Once electricity gets cheaper than oil, the 'switch' to electric cars and electric personal transport will be on. if lithium-polymer batteries got real cheap, and mechanisms to charge up cars (eg induction on roadbeds, so the concept of 'limited range' for electric cars goes away)...
end result:
we could all be running around in hybrid cars that use mainly electricity and hardly any oil... you'd use electricity for your commuting, and oil only for driving in the country where there's no plugs.
And it wont be because gas is $6/gallon, but because the alternatives are better.
Consequently, the 'age of oil' wont end for lack of oil, but as alternatives come to the fore.
As long as it is profitable.
"The Fuel cell will start replacing the internatl combustion engine in the next 5 - 10 years, making fuel efficiency much much higher. "
Sorry, but fuel cells are not much more efficient that combustion engines, when such combustion engines are in controlled environments (like used in hybrid cars).
And the hybrid car costs are reasonable TODAY.
FC's are possible, but you dont need to envision drastic new technology to see that we could double our efficiency:
HYBRIDS GET US ABOUT 80% of the fuel efficiency gains that Fuel Cells promise. (eg PEM FC are really about 50% in the field, hybrid deisels in the 40-45% range). And Fuel Cell cost issues wont go away. "20 YEARS" is another way of saying "someday we hope to work it out, but wont happen anytime soon"
So, I think a post-oil or reduced-oil-use scenario doesnt depend on FCs.
JMHO.
Good point - bio-technology in 50 years would make things very different.
Yep bio diesel in turbo charged engines...
Answered this before.........Just shorter than the age of the BULLET.....
In the engineering world, 20 years = infinity
Which makes the claim of 40 years to commercial hydrogen fusion power = when we get to the end of the rainbow
But I do see us evolving towards a hydrogen-based economy over the next few decades.

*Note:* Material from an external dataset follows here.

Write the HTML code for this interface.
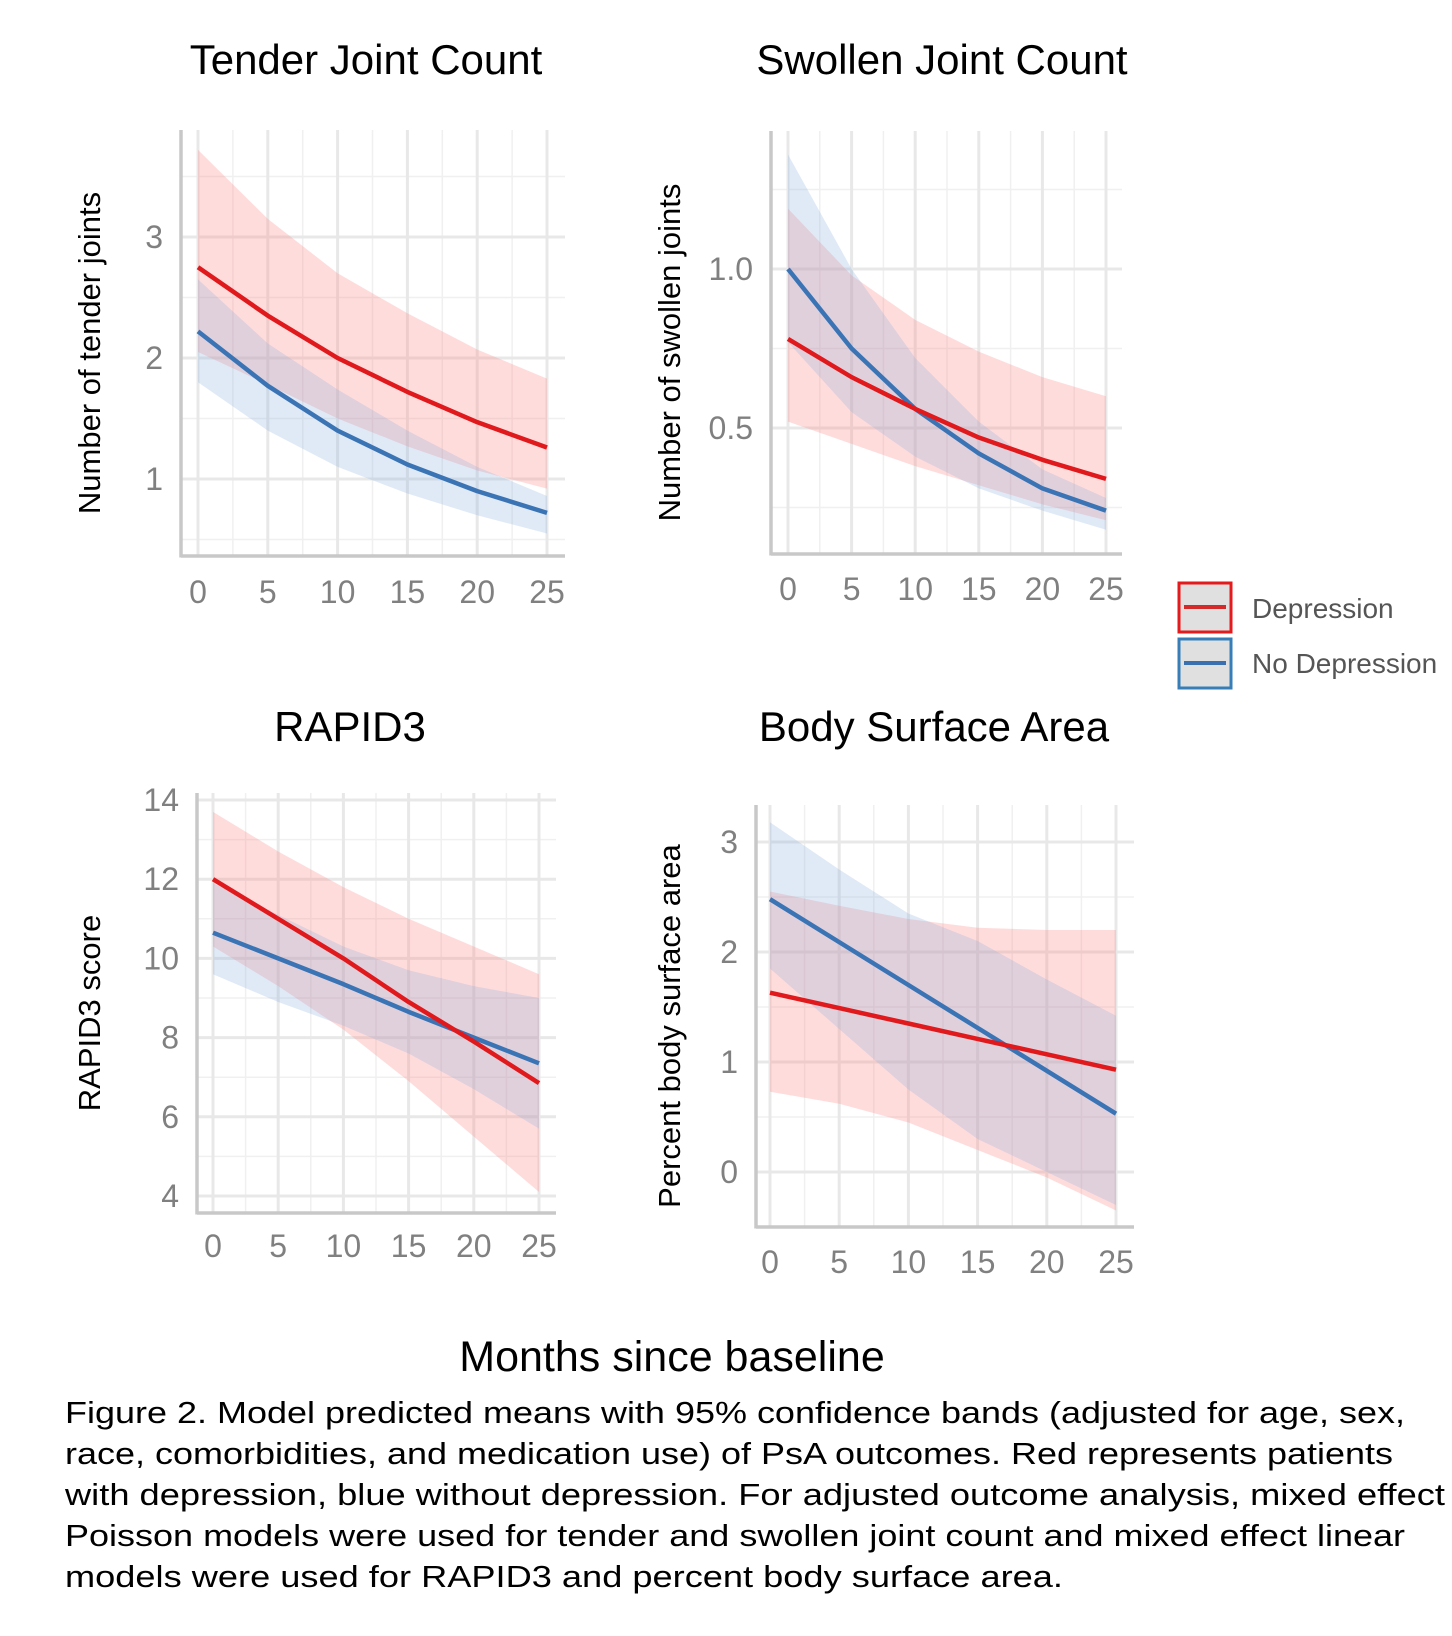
<!DOCTYPE html>
<html><head><meta charset="utf-8"><style>
html,body{margin:0;padding:0;background:#fff;}
svg{display:block;font-family:"Liberation Sans",Arial,sans-serif;}
</style></head><body>
<svg id="fig" width="1452" height="1636" viewBox="0 0 1452 1636">
<g id="panels"></g>
<g>
 <rect x="1179" y="583" width="52" height="49" fill="#e0e0e0" stroke="#e41a1c" stroke-width="3"/>
 <line x1="1184" y1="607" x2="1226" y2="607" stroke="#d42a2a" stroke-width="4"/>
 <rect x="1179" y="639" width="52" height="49" fill="#e0e0e0" stroke="#377eb8" stroke-width="3"/>
 <line x1="1184" y1="663" x2="1226" y2="663" stroke="#3a6fb0" stroke-width="4"/>
 <text x="1252" y="618" font-size="28" fill="#555">Depression</text>
 <text x="1252" y="673" font-size="28" fill="#555">No Depression</text>
</g>
<text x="672" y="1371" font-size="43" text-anchor="middle" fill="#000">Months since baseline</text>
<g font-size="31" fill="#000">
 <text x="65" y="1423" textLength="1340" lengthAdjust="spacingAndGlyphs">Figure 2. Model predicted means with 95% confidence bands (adjusted for age, sex,</text>
 <text x="65" y="1464" textLength="1328" lengthAdjust="spacingAndGlyphs">race, comorbidities, and medication use) of PsA outcomes. Red represents patients</text>
 <text x="65" y="1505" textLength="1380" lengthAdjust="spacingAndGlyphs">with depression, blue without depression.  For adjusted outcome analysis, mixed effect</text>
 <text x="65" y="1546" textLength="1340" lengthAdjust="spacingAndGlyphs">Poisson models were used for tender and swollen joint count and mixed effect linear</text>
 <text x="65" y="1587" textLength="998" lengthAdjust="spacingAndGlyphs">models were used for RAPID3 and percent body surface area.</text>
</g>
</svg>
<script>
const months = [0,5,10,15,20,25];
// Tender joint count
const tjcDep = [2.75,2.35,2.0,1.72,1.47,1.26];
const tjcDepHi = [3.72,3.15,2.7,2.37,2.07,1.83];
const tjcDepLo = [2.05,1.78,1.5,1.27,1.07,0.92];
const tjcNo = [2.22,1.77,1.4,1.12,0.9,0.72];
const tjcNoHi = [2.65,2.12,1.74,1.4,1.1,0.86];
const tjcNoLo = [1.8,1.4,1.1,0.88,0.7,0.55];
const tjcTicks = [1,2,3];
// Swollen joint count
const sjcDep = [0.78,0.66,0.56,0.47,0.4,0.34];
const sjcDepHi = [1.19,0.98,0.84,0.74,0.66,0.6];
const sjcDepLo = [0.52,0.45,0.38,0.32,0.26,0.21];
const sjcNo = [1.0,0.75,0.56,0.42,0.31,0.24];
const sjcNoHi = [1.36,1.0,0.72,0.52,0.37,0.28];
const sjcNoLo = [0.77,0.55,0.41,0.31,0.24,0.18];
const sjcTicks = [0.5,1.0];
// RAPID3
const rapDep = [12.0,11.0,10.0,8.9,7.9,6.85];
const rapDepHi = [13.7,12.7,11.8,11.0,10.3,9.6];
const rapDepLo = [10.3,9.3,8.2,6.9,5.5,4.1];
const rapNo = [10.65,10.0,9.35,8.65,8.0,7.35];
const rapNoHi = [11.9,11.1,10.3,9.7,9.3,9.0];
const rapNoLo = [9.6,8.9,8.3,7.6,6.7,5.7];
const rapTicks = [4,6,8,10,12,14];
// Body surface area
const bsaDep = [1.63,1.49,1.35,1.21,1.07,0.93];
const bsaDepHi = [2.55,2.42,2.3,2.22,2.2,2.2];
const bsaDepLo = [0.73,0.62,0.45,0.2,-0.05,-0.35];
const bsaNo = [2.48,2.09,1.7,1.31,0.92,0.53];
const bsaNoHi = [3.18,2.75,2.35,2.1,1.75,1.42];
const bsaNoLo = [1.85,1.3,0.75,0.3,0.0,-0.3];
const bsaTicks = [0,1,2,3];
const xTicks = [0,5,10,15,20,25];

const NS='http://www.w3.org/2000/svg';
function mk(tag,attrs,parent){const e=document.createElementNS(NS,tag);for(const k in attrs)e.setAttribute(k,attrs[k]);parent.appendChild(e);return e;}
const root=document.getElementById('panels');

const panels=[
 {key:'tender',title:'Tender Joint Count',tx:366,ty:74,ytitle:'Number of tender joints',ytx:100,
  ax:181,ab:556,top:130,right:565,x0:198,x25:547,yv1:1,yp1:479,yv2:3,yp2:237,
  ticks:tjcTicks,fmt:v=>String(v),minor:[0.5,1.5,2.5,3.5],
  dep:tjcDep,depHi:tjcDepHi,depLo:tjcDepLo,no:tjcNo,noHi:tjcNoHi,noLo:tjcNoLo,xlab:592},
 {key:'swollen',title:'Swollen Joint Count',tx:942,ty:74,ytitle:'Number of swollen joints',ytx:680,
  ax:771,ab:554,top:131,right:1122,x0:788,x25:1106,yv1:0.5,yp1:428,yv2:1.0,yp2:269,
  ticks:sjcTicks,fmt:v=>v.toFixed(1),minor:[0.25,0.75,1.25],
  dep:sjcDep,depHi:sjcDepHi,depLo:sjcDepLo,no:sjcNo,noHi:sjcNoHi,noLo:sjcNoLo,xlab:589},
 {key:'rapid3',title:'RAPID3',tx:350,ty:741,ytitle:'RAPID3 score',ytx:100,
  ax:197,ab:1213,top:793,right:556,x0:213,x25:539,yv1:4,yp1:1196,yv2:14,yp2:800,
  ticks:rapTicks,fmt:v=>String(v),minor:[5,7,9,11,13],
  dep:rapDep,depHi:rapDepHi,depLo:rapDepLo,no:rapNo,noHi:rapNoHi,noLo:rapNoLo,xlab:1246},
 {key:'bsa',title:'Body Surface Area',tx:934,ty:741,ytitle:'Percent body surface area',ytx:680,
  ax:756,ab:1227,top:805,right:1134,x0:770,x25:1116,yv1:0,yp1:1172,yv2:3,yp2:842,
  ticks:bsaTicks,fmt:v=>String(v),minor:[-0.5,0.5,1.5,2.5],
  dep:bsaDep,depHi:bsaDepHi,depLo:bsaDepLo,no:bsaNo,noHi:bsaNoHi,noLo:bsaNoLo,xlab:1262}
];

panels.forEach(p=>{
 const g=mk('g',{},root);
 
 
 const X=v=>p.x0+(v-months[0])*(p.x25-p.x0)/25;
 const Y=v=>p.yp1+(v-p.yv1)*(p.yp2-p.yp1)/(p.yv2-p.yv1);
 const gl=mk('g',{},g);
 
 
 p.minor.forEach(v=>{const y=Y(v);if(y>p.top&&y<p.ab)mk('line',{x1:p.ax,x2:p.right,y1:y,y2:y,stroke:'#f0f0f0','stroke-width':1.5},gl);});
 [2.5,7.5,12.5,17.5,22.5].forEach(v=>mk('line',{x1:X(v),x2:X(v),y1:p.top,y2:p.ab,stroke:'#f0f0f0','stroke-width':1.5},gl));
 p.ticks.forEach(v=>mk('line',{x1:p.ax,x2:p.right,y1:Y(v),y2:Y(v),stroke:'#e8e8e8','stroke-width':3},gl));
 xTicks.forEach(v=>mk('line',{x1:X(v),x2:X(v),y1:p.top,y2:p.ab,stroke:'#e8e8e8','stroke-width':3},gl));
 const band=(hi,lo,fill,name)=>{
  let d='M'+months.map((m,i)=>X(m)+','+Y(hi[i])).join(' L');
  d+=' L'+months.slice().reverse().map((m,j)=>{const i=months.length-1-j;return X(m)+','+Y(lo[i]);}).join(' L')+' Z';
  const e=mk('path',{d:d,fill:fill},g);
  
  
 };
 band(p.depHi,p.depLo,'rgba(255,140,140,0.3)','band-depression');
 band(p.noHi,p.noLo,'rgba(130,170,220,0.25)','band-no-depression');
 const line=(vals,col,name)=>{
  const e=mk('polyline',{points:months.map((m,i)=>X(m)+','+Y(vals[i])).join(' '),fill:'none',stroke:col,'stroke-width':4.5,'stroke-linejoin':'round'},g);
  
  
 };
 line(p.no,'#3a74b5','line-no-depression');
 line(p.dep,'#e0191c','line-depression');
 mk('line',{x1:p.ax,x2:p.ax,y1:p.top,y2:p.ab+1.5,stroke:'#c8c8c8','stroke-width':3.5},g);
 mk('line',{x1:p.ax,x2:p.right,y1:p.ab,y2:p.ab,stroke:'#c8c8c8','stroke-width':3.5},g);
 p.ticks.forEach(v=>{
  const t=mk('text',{x:p.ax-18,y:Y(v)+11,'font-size':32,'text-anchor':'end',fill:'#808080'},g);
  t.textContent=p.fmt(v);
  
  
 });
 xTicks.forEach(v=>{
  const t=mk('text',{x:X(v),y:p.xlab+11,'font-size':32,'text-anchor':'middle',fill:'#808080'},g);
  t.textContent=String(v);
  
  
 });
 const tt=mk('text',{x:p.tx,y:p.ty,'font-size':42,'text-anchor':'middle',fill:'#000'},g);
 tt.textContent=p.title;
 
 
 const cy=(p.top+p.ab)/2+10;
 const yt=mk('text',{x:p.ytx,y:cy,'font-size':31,'text-anchor':'middle',fill:'#000',transform:'rotate(-90 '+p.ytx+' '+cy+')'},g);
 yt.textContent=p.ytitle;
 
 
});
</script>
</body></html>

Production costs are $11- $15 bbl.
I have to disagree on that. Parts of New Mexico and western Texas have enough space for 20 by 20 mile by 6 feet deep algae farms that could grow enough biomass to make diesel fuel and kerosene at amounts that would equal the entire refinery output of the USA! :-) If you've been the Midland, TX area (where our current President grew up) it is pretty much high desert land out there with plentiful space for such huge algae farms.
The algae farms I mentioned in north Africa and the Middle East would essentially make the biomass needed for diesel fuel and kerosene needs of Europe, Africa and parts of Asia.